Does your child have bad body odour? Here’s what’s causing it

Does your child have bad body odour? Here’s what’s causing it

Unpleasant odours emanating from your child may mean that there’s something wrong with their body chemistry. Here's what you can do about it

Children don’t develop strong body odours until much later, when their hormones start to kick in full time and they develop hairs all over their body.

They may smell like sweat after playing outside in the sun, but when it comes to children, that should be the extent of body odour they possess.

If you notice, however, that there’s an unpleasant odour emanating from your child, there’s a huge chance that there’s something awry in their body chemistry.

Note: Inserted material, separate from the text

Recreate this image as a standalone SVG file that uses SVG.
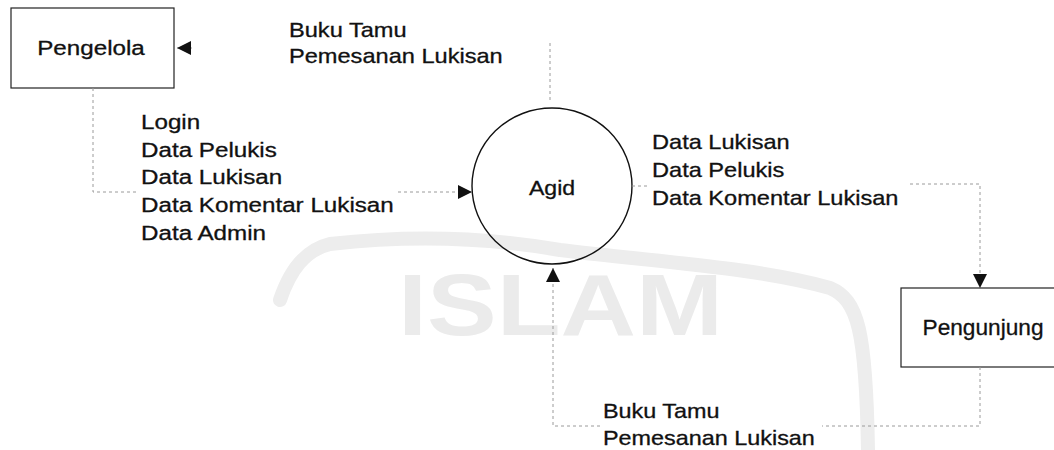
<svg xmlns="http://www.w3.org/2000/svg" width="1054" height="450" viewBox="0 0 1054 450">
  <style>
    .lbl { font-family: "Liberation Sans", Arial, sans-serif; font-size: 20px; fill: #111; stroke: #111; stroke-width: 0.3; }
    .node-box { fill: #fff; stroke: #222; stroke-width: 1.2; }
    .node-txt { font-family: "Liberation Sans", Arial, sans-serif; fill: #111; stroke: #111; stroke-width: 0.3; text-anchor: middle; }
    .flow { fill: none; stroke: #9a9a9a; stroke-width: 1; stroke-dasharray: 3 3; }
    .wm { fill: #ebebeb; }
    .wm-line { fill: none; stroke: #ededed; stroke-width: 14; stroke-linecap: round; stroke-linejoin: round; }
  </style>
  <defs>
    <marker id="arrow" viewBox="0 0 10 10" refX="10" refY="5" markerWidth="15" markerHeight="14" markerUnits="userSpaceOnUse" orient="auto">
      <path d="M0,0 L10,5 L0,10 z" fill="#111"/>
    </marker>
  </defs>

  <rect width="1054" height="450" fill="#fff"/>

  <!-- faint seal printed behind the diagram -->
  <g id="seal">
    <path class="wm-line" d="M280,300 C290,270 305,250 330,244 C400,236 480,236 560,250 C660,262 760,268 830,288 C858,300 866,330 868,450"/>
    <text class="wm" x="398" y="335" font-family="Liberation Sans, Arial, sans-serif" font-weight="bold" font-size="88" textLength="325" lengthAdjust="spacingAndGlyphs">ISLAM</text>
  </g>

  <!-- external entity: Pengelola -->
  <g id="pengelola">
    <rect class="node-box" x="11" y="8" width="163" height="80"/>
    <text class="node-txt" font-size="20" transform="translate(91,55) scale(1.21,1)">Pengelola</text>
  </g>

  <!-- process: Agid -->
  <g id="agid">
    <ellipse cx="552" cy="186" rx="80" ry="78" fill="none" stroke="#111" stroke-width="1.4"/>
    <text class="node-txt" font-size="21" transform="translate(552,195) scale(1.1,1)">Agid</text>
  </g>

  <!-- external entity: Pengunjung (runs off the right edge) -->
  <g id="pengunjung">
    <rect class="node-box" x="901" y="288" width="170" height="79"/>
    <text class="node-txt" font-size="22" transform="translate(983,335) scale(1.03,1)">Pengunjung</text>
  </g>

  <!-- data flows -->
  <g id="connectors">
    <path id="flow-agid-pengelola" class="flow" d="M550,100 V42 M192,48 H177" marker-end="url(#arrow)"/>
    <path id="flow-pengelola-agid" class="flow" d="M93,88 V192 H136 M398,192 H472" marker-end="url(#arrow)"/>
    <path id="flow-agid-pengunjung" class="flow" d="M632,186 H648 M910,184 H980 V288" marker-end="url(#arrow)"/>
    <path id="flow-pengunjung-agid" class="flow" d="M980,367 V426 H822 M600,426 H553 V268" marker-end="url(#arrow)"/>
  </g>

  <!-- flow labels -->
  <g id="label-top" class="lbl" transform="translate(289,0) scale(1.18,1)">
    <text x="0" y="37">Buku Tamu</text>
    <text x="0" y="63">Pemesanan Lukisan</text>
  </g>
  <g id="label-left" class="lbl" transform="translate(141,0) scale(1.21,1)">
    <text x="0" y="129">Login</text>
    <text x="0" y="157">Data Pelukis</text>
    <text x="0" y="184">Data Lukisan</text>
    <text x="0" y="212">Data Komentar Lukisan</text>
    <text x="0" y="240">Data Admin</text>
  </g>
  <g id="label-right" class="lbl" transform="translate(652,0) scale(1.18,1)">
    <text x="0" y="149">Data Lukisan</text>
    <text x="0" y="177">Data Pelukis</text>
    <text x="0" y="205">Data Komentar Lukisan</text>
  </g>
  <g id="label-bottom" class="lbl" transform="translate(603,0) scale(1.17,1)">
    <text x="0" y="418">Buku Tamu</text>
    <text x="0" y="445">Pemesanan Lukisan</text>
  </g>
</svg>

According to a Baby Center article, unpleasant body may stem from a condition called precocious puberty, in which a child experiences puberty at a younger-than-normal age.

“This is very rare,” the report said. “If your child has any signs of it, such as breast development or underarm or pubic hair, contact your doctor.”

Meanwhile, pediatrician and author of Baby and Child Health Jennifer Shu says: “Body odour at this age is usually a sign that the body is maturing and the hormones are changing.”

When a child’s body matures, what comes into contact with dirt and normal skin bacteria, which then produces an unpleasant body odour.

How active a person’s sweat glands are also depends on per person. The more active they are, the more a person sweats, and more likely are the chances that they will develop body odour.

Find out the ways you can combat body odour in children on the next page

What you can do

For parents, making sure hat their children are bathing daily is one way to minimise their children developing bad body odour. Wearing clean clothes and regular laundering of sheets and towels also addresses this issue.

Other ways include avoiding feeding your children aromatic foods such as onions, garlic, and spicy meals.

If you find that these don’t address the problem, children can use mild deodorant or antiperspirant.

"Antiperspirants are thought to be safe but may be overkill for most kids. They stop the sweat itself—but sweat can be a good thing, since it helps the body cool down," Jennifer says.

You have to make sure, however, to avoid products that contain phthalates, a common chemical in personal-care products but can be harmful to kids.

Don’t be alarmed at the bodily changes your child is going through. Yes, they are maturing, but remember that this is a slow process that doesn’t take mere weeks or even months.